The trading and clearing landscape in Europe is being changed dramatically through a number of new legislative proposals, including EMIR, MiFID2 and CRDIV. These proposals aim to make financial markets safer for all participants, in line with commitments made by the G20. Whilst the associations support this objective, they feel insufficient attention has been given to how key elements of EMIR may work in practice. In particular, they consider that choice and efficiency in clearing services in the EU may diminish dramatically if the current trend towards concentration in the provision of clearing (and trading) services continues, and if this remains essentially unchecked by regulation that ensures access to such infrastructures by other infrastructures.

Amongst other things, this is likely to act as a drag on EU growth. Specifically, the associations believe EMIR contains insufficient safeguards in this respect. A fundamental shortcoming in the EMIR text is that such safeguards as exist are not applied across all financial instruments, but only to a limited set of OTC derivatives. EMIR mandates central clearing for OTC derivatives, and over time it is expected that cleared derivatives will be the dominant model, with no more than a fringe of bilateral trades remaining. Furthermore, the MiFID review looks set to require many derivatives to be traded on ‘organised trading facilities’, MTFs or exchanges. Users are therefore likely to have very limited choice between clearing houses, and choice will be further curtailed in regard to the limited number of venues on which to trade.

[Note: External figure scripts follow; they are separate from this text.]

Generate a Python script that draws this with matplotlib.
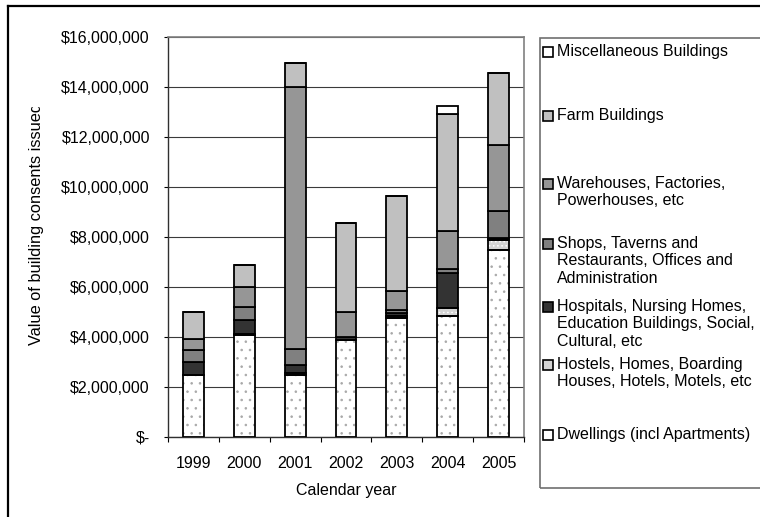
import matplotlib
matplotlib.use("Agg")
import matplotlib.pyplot as plt
import numpy as np
from matplotlib.patches import Rectangle
from matplotlib.lines import Line2D
from matplotlib.ticker import FuncFormatter, MultipleLocator, FixedLocator

plt.rcParams['font.family'] = ['Liberation Sans', 'DejaVu Sans']
plt.rcParams['hatch.linewidth'] = 0.6

# Building consents by type, per calendar year (NZ$)
years = ['1999', '2000', '2001', '2002', '2003', '2004', '2005']
dwellings = [2480000, 4080000, 2480000, 3870000, 4780000, 4840000, 7480000]
hostels = [0, 50000, 90000, 0, 50000, 320000, 400000]
hospitals = [510000, 550000, 300000, 120000, 150000, 1400000, 100000]
shops = [480000, 540000, 650000, 20000, 120000, 150000, 1070000]
warehouses = [450000, 800000, 10470000, 1000000, 740000, 1520000, 2630000]
farm = [1080000, 870000, 980000, 3570000, 3800000, 4700000, 2870000]
misc = [0, 0, 0, 0, 0, 300000, 0]

labels = [
    'Dwellings (incl Apartments)',
    'Hostels, Homes, Boarding\nHouses, Hotels, Motels, etc',
    'Hospitals, Nursing Homes,\nEducation Buildings, Social,\nCultural, etc',
    'Shops, Taverns and\nRestaurants, Offices and\nAdministration',
    'Warehouses, Factories,\nPowerhouses, etc',
    'Farm Buildings',
    'Miscellaneous Buildings',
]
series = [dwellings, hostels, hospitals, shops, warehouses, farm, misc]

# fill, hatch, hatch colour
styles = [
    ('white', '..', '#a8a8a8'),
    ('#d4d4d4', '....', 'white'),
    ('#333333', None, None),
    ('#808080', None, None),
    ('#969696', None, None),
    ('#c0c0c0', None, None),
    ('white', None, None),
]

W, H = 760, 517
fig = plt.figure(figsize=(W / 100, H / 100), dpi=100)


def fx(px):
    return px / W


def fy(py):
    return 1 - py / H


ax = fig.add_axes([fx(168), fy(437), fx(524) - fx(168), fy(37) - fy(437)])

x = np.arange(len(years))
bottom = np.zeros(len(years))
bar_w = 0.41
for vals, (fc, hatch, hc) in zip(series, styles):
    vals = np.array(vals, dtype=float)
    if hatch:
        ax.bar(x, vals, bar_w, bottom=bottom, color=fc, hatch=hatch,
               edgecolor=hc, linewidth=0, zorder=3)
        ax.bar(x, vals, bar_w, bottom=bottom, fill=False,
               edgecolor='black', linewidth=1.3, zorder=4)
    else:
        ax.bar(x, vals, bar_w, bottom=bottom, color=fc,
               edgecolor='black', linewidth=1.3, zorder=3)
    bottom += vals

ax.set_xlim(-0.5, len(years) - 0.5)
ax.set_ylim(0, 16000000)
ax.yaxis.set_major_locator(MultipleLocator(2000000))


def money(v, pos):
    if v == 0:
        return '$-'
    return '${:,.0f}'.format(v)


ax.yaxis.set_major_formatter(FuncFormatter(money))
ax.grid(axis='y', color='#3a3a3a', linewidth=0.8, zorder=1)

ax.set_xticks(x)
ax.set_xticklabels(years)
ax.xaxis.set_minor_locator(FixedLocator(np.arange(-0.5, len(years), 1.0)))
ax.tick_params(axis='x', which='major', length=0, pad=13.5, labelsize=11.5)
ax.tick_params(axis='x', which='minor', length=3.5, width=0.8, direction='out')
ax.tick_params(axis='y', length=3, width=0.8, direction='out', pad=10, labelsize=11.5)

for side in ['top', 'right']:
    ax.spines[side].set_color('#808080')
    ax.spines[side].set_linewidth(1.2)
for side in ['left', 'bottom']:
    ax.spines[side].set_color('#303030')
    ax.spines[side].set_linewidth(1.0)

# axis titles
fig.text(fx(346), fy(491), 'Calendar year', ha='center', va='center', fontsize=11.5)
ylab = fig.text(fx(37), fy(345), 'Value of building consents issued', rotation=90,
                rotation_mode='anchor', ha='left', va='center', fontsize=11.8)

# the y title runs past the top of its box: hide the stem of the last letter
fig.canvas.draw()
bb = ylab.get_window_extent()
cut = bb.y1 - 3.5
fig.add_artist(Rectangle((fx(20), cut / H), fx(40), 1 - cut / H,
                         transform=fig.transFigure, facecolor='white',
                         edgecolor='none', zorder=10))

# outer frame
fig.add_artist(Line2D([fx(8), fx(8)], [fy(6), fy(H + 5)], color='black', lw=1.6, zorder=11))
fig.add_artist(Line2D([fx(8), fx(W + 5)], [fy(6), fy(6)], color='black', lw=1.6, zorder=11))

# legend box
fig.add_artist(Rectangle((fx(540), fy(488)), fx(240), fy(38) - fy(488),
                         transform=fig.transFigure, fill=False,
                         edgecolor='#707070', lw=1.2))
legend_y = [435, 365, 307, 244, 184, 116, 52]
for lab, (fc, hatch, hc), ly in zip(labels, styles, legend_y):
    fig.add_artist(Rectangle((fx(543), fy(ly + 5)), fx(10), fy(0) - fy(10),
                             transform=fig.transFigure, facecolor=fc,
                             edgecolor='black', lw=1.2))
    fig.text(fx(557), fy(ly - 8), lab, ha='left', va='top', fontsize=11.5,
             linespacing=1.2)

fig.savefig('out.png', dpi=100)
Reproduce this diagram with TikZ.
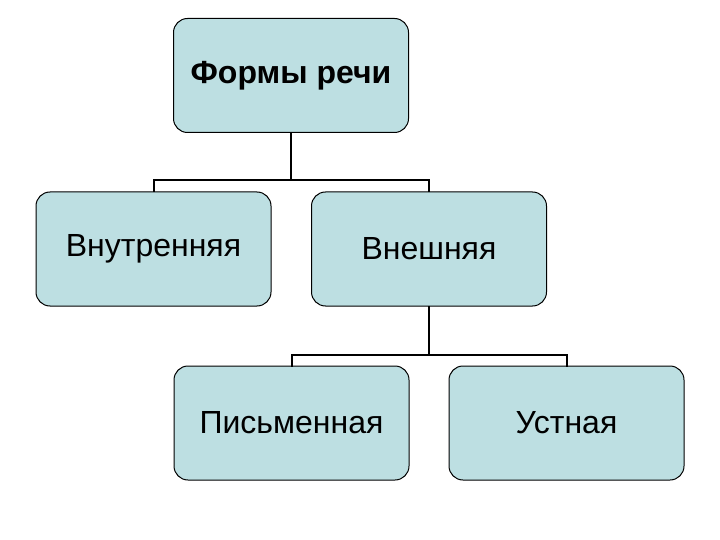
\documentclass[tikz,border=0pt]{standalone}
\usepackage{fontspec}
\setmainfont{Liberation Sans}
\usepackage{tikz}
\usetikzlibrary{positioning,calc}
\definecolor{boxfill}{RGB}{189,223,226}
\tikzset{
  formbox/.style={
    rectangle, draw=black, rounded corners=14pt,
    fill=boxfill, line width=1pt,
    minimum width=235pt, minimum height=114pt,
    font=\fontsize{32}{37}\selectfont,
    inner sep=0pt
  },
  % linee dell'albero
  branch/.style={line width=2pt, line cap=rect}
}

\begin{document}
\begin{tikzpicture}[x=1pt, y=-1pt]
\useasboundingbox (0,0) rectangle (720,540);

% Livello superiore
\node[formbox] (formy) at (291,75.5) {\textbf{Формы речи}};

% Livello secondo
\node[formbox] (vnutr) at (153.5,249) {Внутренняя};
\node[formbox] (vnesh) at (429,249) {Внешняя};

% Livello terzo
\node[formbox] (pism) at (291.5,423) {Письменная};
\node[formbox] (ustn) at (566.5,423) {Устная};

% Collegamenti
\draw[branch] (formy.south) -- ++(0,47) coordinate (nodo1);
\draw[branch] (vnutr.north) |- (nodo1) -| (vnesh.north);
\draw[branch] (vnesh.south) -- ++(0,48) coordinate (nodo2);
\draw[branch] (pism.north) |- (nodo2) -| (ustn.north);

\end{tikzpicture}
\end{document}
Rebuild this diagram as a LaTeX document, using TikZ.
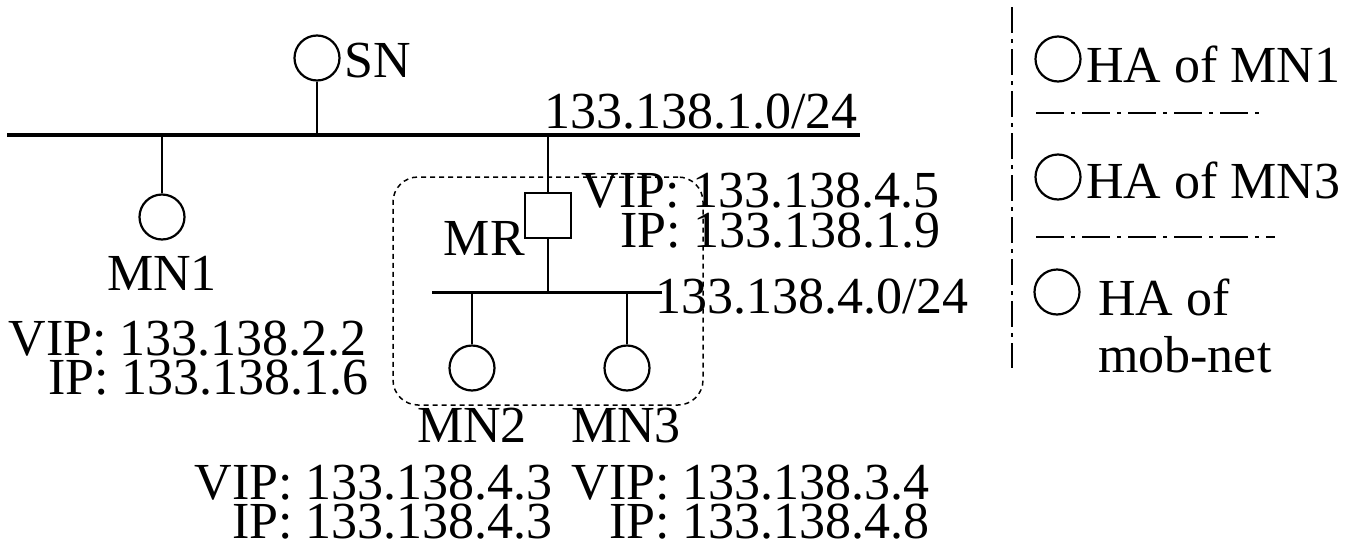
\documentclass[tikz,border=0pt]{standalone}
\usepackage{fontspec}
\setmainfont{Liberation Serif}
\begin{document}
\begin{tikzpicture}[x=1pt,y=-1pt,
  host/.style={circle,draw,line width=2.2pt,minimum size=45pt,inner sep=0pt},
  router/.style={rectangle,draw,line width=2.5pt,minimum width=46pt,minimum height=45pt,inner sep=0pt},
  link/.style={line width=2.5pt},
  busline/.style={line width=4pt},
  subbus/.style={line width=3pt},
  lbl/.style={inner sep=0pt,font=\fontsize{52}{52}\selectfont},
  mobbox/.style={draw,line width=1.5pt,dash pattern=on 5pt off 4pt,rounded corners=25pt,minimum width=310pt,minimum height=228pt,inner sep=0pt},
  sepline/.style={line width=1.5pt,dash pattern=on 28pt off 7pt on 4pt off 7pt},
  vsep/.style={line width=1.5pt,dash pattern=on 26pt off 6pt on 4pt off 6pt}
]
\useasboundingbox (0,0) rectangle (1361,544);

% main bus
\coordinate (busL) at (7,135);
\coordinate (busR) at (860,135);
\draw[busline] (busL) -- (busR);
\node[lbl,anchor=base east] (net1) at (858,128) {133.138.1.0/24};

% SN
\node[host] (SN) at (317,58) {};
\coordinate (snj) at (317,135);
\draw[link] (SN) -- (snj);
\node[lbl,anchor=base west] (snlbl) at (344,77) {SN};

% MN1
\node[host] (MN1) at (162,217) {};
\coordinate (mn1j) at (162,135);
\draw[link] (mn1j) -- (MN1);
\node[lbl,anchor=base] (mn1lbl) at (162,290) {MN1};
\node[lbl,anchor=base east] (mn1vip) at (367,355) {VIP: 133.138.2.2};
\node[lbl,anchor=base east] (mn1ip) at (369,394) {IP: 133.138.1.6};

% mobile network box
\node[mobbox] (mobnet) at (548,291) {};

% MR
\node[router] (MR) at (548,215.5) {};
\coordinate (mrj) at (548,135);
\draw[link] (mrj) -- (MR);
\node[lbl,anchor=base east] (mrlbl) at (525,255) {MR};
\node[lbl,anchor=base east] (mrvip) at (940,207) {VIP: 133.138.4.5};
\node[lbl,anchor=base east] (mrip) at (941,247) {IP: 133.138.1.9};

% sub bus
\coordinate (sbL) at (432,292);
\coordinate (sbR) at (662,292);
\coordinate (mrsj) at (548,292);
\draw[subbus] (sbL) -- (sbR);
\draw[link] (MR) -- (mrsj);
\node[lbl,anchor=base west] (net4) at (655,313) {133.138.4.0/24};

% MN2, MN3
\node[host] (MN2) at (472,368) {};
\node[host] (MN3) at (627,368) {};
\coordinate (mn2j) at (472,292);
\coordinate (mn3j) at (627,292);
\draw[link] (mn2j) -- (MN2);
\draw[link] (mn3j) -- (MN3);
\node[lbl,anchor=base] (mn2lbl) at (472,442) {MN2};
\node[lbl,anchor=base] (mn3lbl) at (626,442) {MN3};
\node[lbl,anchor=base east] (mn2vip) at (553,499) {VIP: 133.138.4.3};
\node[lbl,anchor=base east] (mn2ip) at (553,538) {IP: 133.138.4.3};
\node[lbl,anchor=base east] (mn3vip) at (930,499) {VIP: 133.138.3.4};
\node[lbl,anchor=base east] (mn3ip) at (930,538) {IP: 133.138.4.8};

% legend
\coordinate (vsT) at (1012,7);
\coordinate (vsB) at (1012,368);
\draw[vsep] (vsT) -- (vsB);
\node[host] (ha1) at (1058,59) {};
\node[lbl,anchor=base west] (ha1lbl) at (1086,82) {HA of MN1};
\coordinate (s1L) at (1036,113);
\coordinate (s1R) at (1263,113);
\draw[sepline] (s1L) -- (s1R);
\node[host] (ha3) at (1058,177) {};
\node[lbl,anchor=base west] (ha3lbl) at (1086,198) {HA of MN3};
\coordinate (s2L) at (1036,237);
\coordinate (s2R) at (1275,237);
\draw[sepline] (s2L) -- (s2R);
\node[host] (hamn) at (1057,292) {};
\node[lbl,anchor=base west] (hamnlbl1) at (1098,315) {HA of};
\node[lbl,anchor=base west] (hamnlbl2) at (1098,372) {mob-net};
\end{tikzpicture}
\end{document}
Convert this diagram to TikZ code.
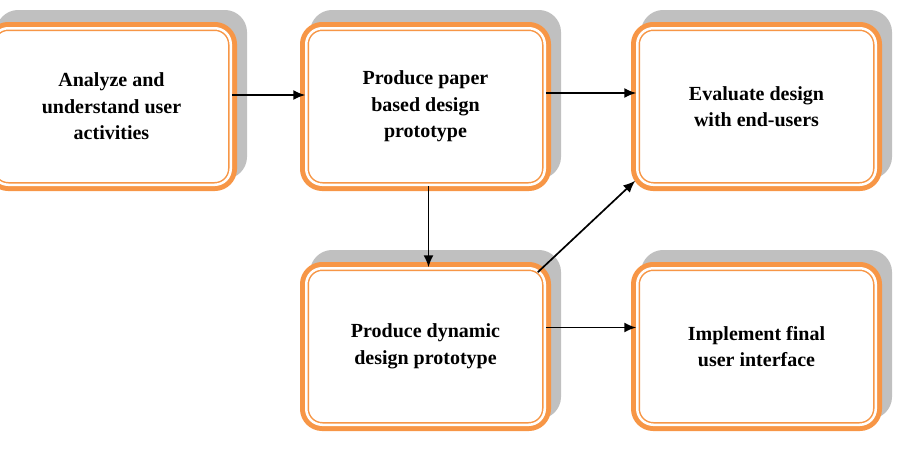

The associations therefore urge the Commission to introduce explicit and detailed open access requirements – governing clearing of all financial instruments - in EMIR now, and in MiFID in due course. Such open access requirements should ensure that a clearing house must accept instruments for clearing regardless of the venue on which they are traded, and that a venue must provide data feeds and other assistance to any clearing house that wants to clear the instrument in question. A mismatch in implementation deadlines means that the clearing landscape is likely to have re-organised itself by the time MiFID2 rules are in force. This time delay will also unduly favour incumbents in the clearing space and thus impact on choice.